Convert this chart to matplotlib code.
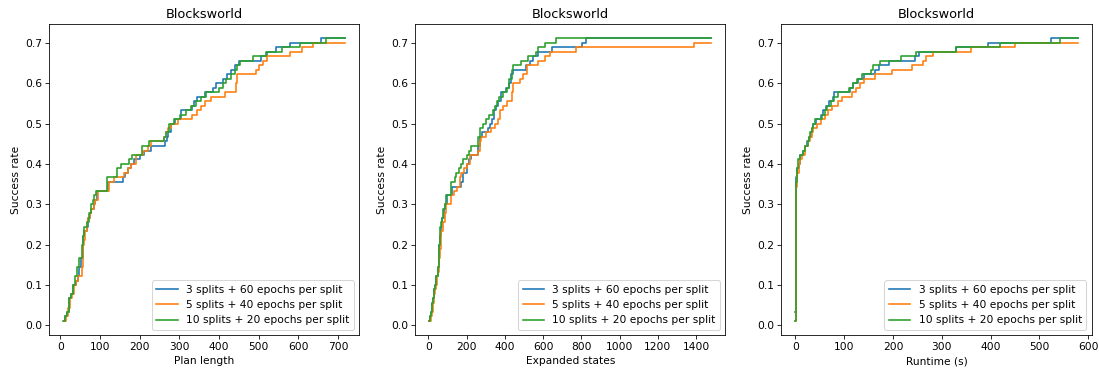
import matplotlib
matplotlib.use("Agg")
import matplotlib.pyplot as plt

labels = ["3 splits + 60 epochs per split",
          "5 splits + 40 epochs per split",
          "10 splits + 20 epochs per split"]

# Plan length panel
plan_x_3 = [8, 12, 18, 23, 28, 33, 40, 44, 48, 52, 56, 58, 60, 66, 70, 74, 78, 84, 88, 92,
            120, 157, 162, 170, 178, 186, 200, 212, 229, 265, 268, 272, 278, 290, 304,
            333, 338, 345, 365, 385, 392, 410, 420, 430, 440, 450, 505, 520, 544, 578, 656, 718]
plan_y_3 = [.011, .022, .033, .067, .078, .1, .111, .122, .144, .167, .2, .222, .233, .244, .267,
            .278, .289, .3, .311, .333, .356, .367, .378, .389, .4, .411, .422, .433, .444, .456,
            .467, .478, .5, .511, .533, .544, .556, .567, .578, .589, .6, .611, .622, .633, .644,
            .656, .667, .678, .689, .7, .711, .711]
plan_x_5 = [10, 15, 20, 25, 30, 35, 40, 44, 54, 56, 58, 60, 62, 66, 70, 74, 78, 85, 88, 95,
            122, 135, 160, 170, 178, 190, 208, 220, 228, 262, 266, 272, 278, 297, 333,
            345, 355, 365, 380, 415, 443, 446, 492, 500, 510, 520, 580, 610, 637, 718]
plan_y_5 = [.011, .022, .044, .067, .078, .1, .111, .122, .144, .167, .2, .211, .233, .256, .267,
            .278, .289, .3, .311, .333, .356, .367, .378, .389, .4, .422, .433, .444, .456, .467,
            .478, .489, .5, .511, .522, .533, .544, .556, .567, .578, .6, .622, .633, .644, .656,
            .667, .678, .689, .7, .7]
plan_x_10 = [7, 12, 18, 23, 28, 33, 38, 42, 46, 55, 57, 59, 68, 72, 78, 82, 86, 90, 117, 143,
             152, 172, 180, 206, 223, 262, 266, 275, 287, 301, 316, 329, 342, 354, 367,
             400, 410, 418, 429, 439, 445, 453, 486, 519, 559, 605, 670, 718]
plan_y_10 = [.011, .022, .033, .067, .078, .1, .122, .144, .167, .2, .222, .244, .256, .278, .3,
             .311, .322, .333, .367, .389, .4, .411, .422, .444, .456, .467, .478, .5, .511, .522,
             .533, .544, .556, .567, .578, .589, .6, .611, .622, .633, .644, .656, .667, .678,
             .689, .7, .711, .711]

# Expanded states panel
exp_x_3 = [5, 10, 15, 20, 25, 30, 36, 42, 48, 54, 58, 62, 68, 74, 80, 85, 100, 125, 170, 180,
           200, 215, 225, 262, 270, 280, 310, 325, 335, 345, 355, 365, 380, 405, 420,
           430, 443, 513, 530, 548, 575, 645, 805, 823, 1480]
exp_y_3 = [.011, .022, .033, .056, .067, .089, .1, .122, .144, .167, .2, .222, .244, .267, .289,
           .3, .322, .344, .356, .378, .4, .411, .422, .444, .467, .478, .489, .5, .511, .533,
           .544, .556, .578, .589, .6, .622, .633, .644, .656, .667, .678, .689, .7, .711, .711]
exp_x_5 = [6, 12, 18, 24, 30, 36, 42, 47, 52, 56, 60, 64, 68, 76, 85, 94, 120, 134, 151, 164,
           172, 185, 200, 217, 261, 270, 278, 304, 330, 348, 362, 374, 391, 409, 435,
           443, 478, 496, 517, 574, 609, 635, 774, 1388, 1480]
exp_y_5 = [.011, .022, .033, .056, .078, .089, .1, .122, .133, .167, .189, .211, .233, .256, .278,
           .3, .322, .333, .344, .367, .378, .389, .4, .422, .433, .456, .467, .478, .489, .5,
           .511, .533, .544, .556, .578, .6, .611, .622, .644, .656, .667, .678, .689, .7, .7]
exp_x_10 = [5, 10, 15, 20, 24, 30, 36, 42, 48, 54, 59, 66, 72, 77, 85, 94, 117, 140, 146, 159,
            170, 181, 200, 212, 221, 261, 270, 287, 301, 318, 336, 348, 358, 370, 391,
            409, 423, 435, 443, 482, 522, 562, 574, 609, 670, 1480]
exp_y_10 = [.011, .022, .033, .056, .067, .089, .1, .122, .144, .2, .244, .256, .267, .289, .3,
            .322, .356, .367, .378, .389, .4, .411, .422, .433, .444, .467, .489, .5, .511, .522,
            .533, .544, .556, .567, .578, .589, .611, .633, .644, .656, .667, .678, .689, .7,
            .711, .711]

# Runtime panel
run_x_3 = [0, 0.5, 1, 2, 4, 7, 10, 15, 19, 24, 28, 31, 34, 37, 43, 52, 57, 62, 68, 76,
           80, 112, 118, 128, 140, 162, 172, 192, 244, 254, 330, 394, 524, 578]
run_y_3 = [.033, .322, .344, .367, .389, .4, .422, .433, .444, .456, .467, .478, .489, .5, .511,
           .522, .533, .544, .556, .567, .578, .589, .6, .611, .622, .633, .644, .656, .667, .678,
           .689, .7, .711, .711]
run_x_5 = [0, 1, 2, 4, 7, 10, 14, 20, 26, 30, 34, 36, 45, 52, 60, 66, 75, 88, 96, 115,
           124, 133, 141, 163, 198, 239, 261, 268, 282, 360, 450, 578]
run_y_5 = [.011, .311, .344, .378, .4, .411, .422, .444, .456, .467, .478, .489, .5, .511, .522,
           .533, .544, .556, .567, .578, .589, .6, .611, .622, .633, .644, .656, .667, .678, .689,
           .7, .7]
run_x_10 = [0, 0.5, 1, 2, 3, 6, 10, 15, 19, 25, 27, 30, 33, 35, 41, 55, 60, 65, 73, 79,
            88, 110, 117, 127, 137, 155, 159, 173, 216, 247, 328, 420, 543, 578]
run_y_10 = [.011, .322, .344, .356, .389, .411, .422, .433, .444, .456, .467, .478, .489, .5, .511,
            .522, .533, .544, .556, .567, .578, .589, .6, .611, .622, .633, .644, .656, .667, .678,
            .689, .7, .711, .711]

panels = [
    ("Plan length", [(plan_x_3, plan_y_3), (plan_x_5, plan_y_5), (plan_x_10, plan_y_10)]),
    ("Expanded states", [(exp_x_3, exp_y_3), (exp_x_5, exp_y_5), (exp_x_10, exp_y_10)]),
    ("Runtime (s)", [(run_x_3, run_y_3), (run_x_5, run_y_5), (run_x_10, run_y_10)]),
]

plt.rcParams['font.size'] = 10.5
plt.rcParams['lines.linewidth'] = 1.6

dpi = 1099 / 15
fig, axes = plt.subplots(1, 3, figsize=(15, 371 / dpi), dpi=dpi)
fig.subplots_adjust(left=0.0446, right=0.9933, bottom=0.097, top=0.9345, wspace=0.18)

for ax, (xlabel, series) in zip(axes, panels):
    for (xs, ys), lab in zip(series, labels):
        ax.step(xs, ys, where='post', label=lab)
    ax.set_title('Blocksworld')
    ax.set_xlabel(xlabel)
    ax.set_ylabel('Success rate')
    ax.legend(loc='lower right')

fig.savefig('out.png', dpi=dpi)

--- --- ---

[WRITTEN TASK] Reproduce exactly the run of lines that opens the listing and closes with the line holding "splits + 20". Pictures are excluded.

[FULL ANSWER]
Convert this chart to matplotlib code.
import matplotlib
matplotlib.use("Agg")
import matplotlib.pyplot as plt

labels = ["3 splits + 60 epochs per split",
          "5 splits + 40 epochs per split",
          "10 splits + 20 epochs per split"]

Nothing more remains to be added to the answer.